Felice Ciro Papparo

Felice Ciro Papparo (Napoli, 1954) è professore ordinario di Filosofia morale presso l’Università “Federico II” di Napoli. Tra le sue ultime pubblicazioni: In questo groviglio mortale. Due studi freudiani (Macerata 2020); Scritti a margine, a cura e con una postfazione di S. Prinzi (Napoli 2020).

Essere e Avere

Nel suo Monadologia e sociologia, interamente ritmato dall’espressione newtoniana ma in positivo: Hypotheses fingo, Gabriel Tarde avanzava l’ipotesi, per nulla finzionale ma molto funzionale, che «se [la filosofia] fosse stata fondata sul verbo Avere [invece che «sul verbo Essere, la cui definizione sembrava la pietra filosofale da scoprire»], si sarebbero evitati molti dibattiti sterili e molte stagnazioni dell’intelligenza ».

Apparentemente una boutade, l’ipotesi tardiana rappresenta invece un vero e proprio cambio di scena, se solo ci si provasse a riscrivere l’intera storia della filosofia nell’ottica neg-ontologica. Oscillante tra la sostanza e l’azione, tra la giunzione e la disgiunzione, l’“Essere”, sedicente fondamento, ha finito – disperdendosi da un lato nella multivocità del dicibile e irrigidendo dall’altro il proprio mobile senso-d’essere nell’univocità di un sempre-uguale-intatto-significato – col ristagnare nel suo seno, diventando così, da pietra basilare dalle morte virtù, la pietra d’inciampo su cui battendo la testa ciclicamente è andata a cadere l’ostinata capacità del nostro intelligere di cogliere la vis entificante capace di esprimere le molteplici virtualità dell’Essere.

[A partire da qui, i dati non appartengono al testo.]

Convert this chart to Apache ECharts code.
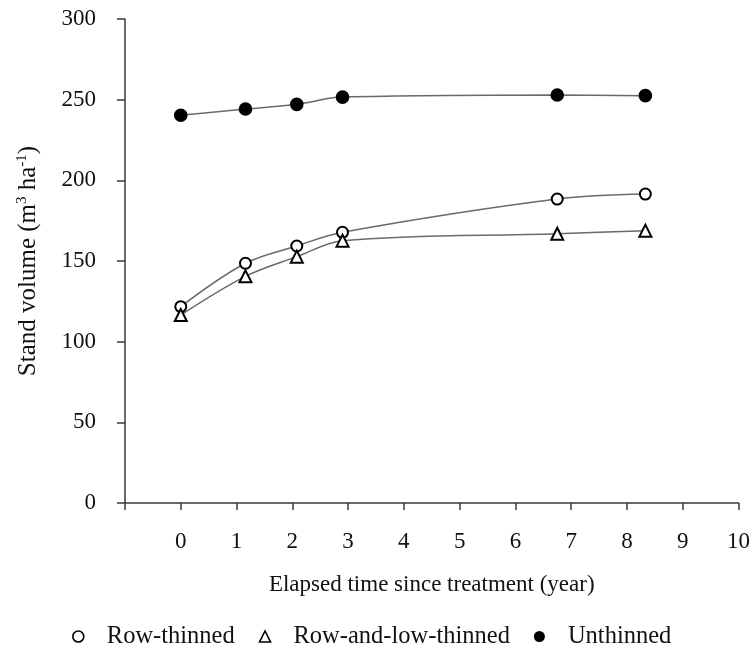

Che cosa intendesse mettere in evidenza Tarde proponendo la sostituzione di Avere al posto di Essere, o meglio ancora, riportando l’Essere all’Avere, non era tanto, o solo in prima battuta, la ‘spiegazione’ di-del Tutto attraverso le proprietà invece che con le entità, giacché su questa ‘abilità’, propria della scienza in opposizione alla filosofia, egli vedeva già chiaramente, ne «l’uso», fatto dalla scienza, «del rapporto proprietà-proprietario», «l’abuso» di interpretare «la vera proprietà di un proprietario» riducendola all’univocità astratta di un possesso assolutamente irrelato.

Ciò che stava a cuore a Tarde nel proporre, al posto «del principio, io sono […] il postulato “Io ho” come fatto fondamentale (c.m.)», è tutto racchiuso in un semplice ma decisivo ‘dato’ (Tatsache): quand’anche fosse possibile, dal principio: «io sono» si può dedurre solo la mia isolata esistenza e niente (di) altro; dal postulato: «io ho», discende invece l’inequivocabile compresenza, l’inseparabile ‘datità’ di un avuto e un avente, sicché, al posto di un’«opposizion[e] infecond[a]»: essere/non essere, io/non io, per via dell’Avere si schiude la dimensione dei «correlativi autentici», una dimensione che coinvolge e riguarda l’intero Essere.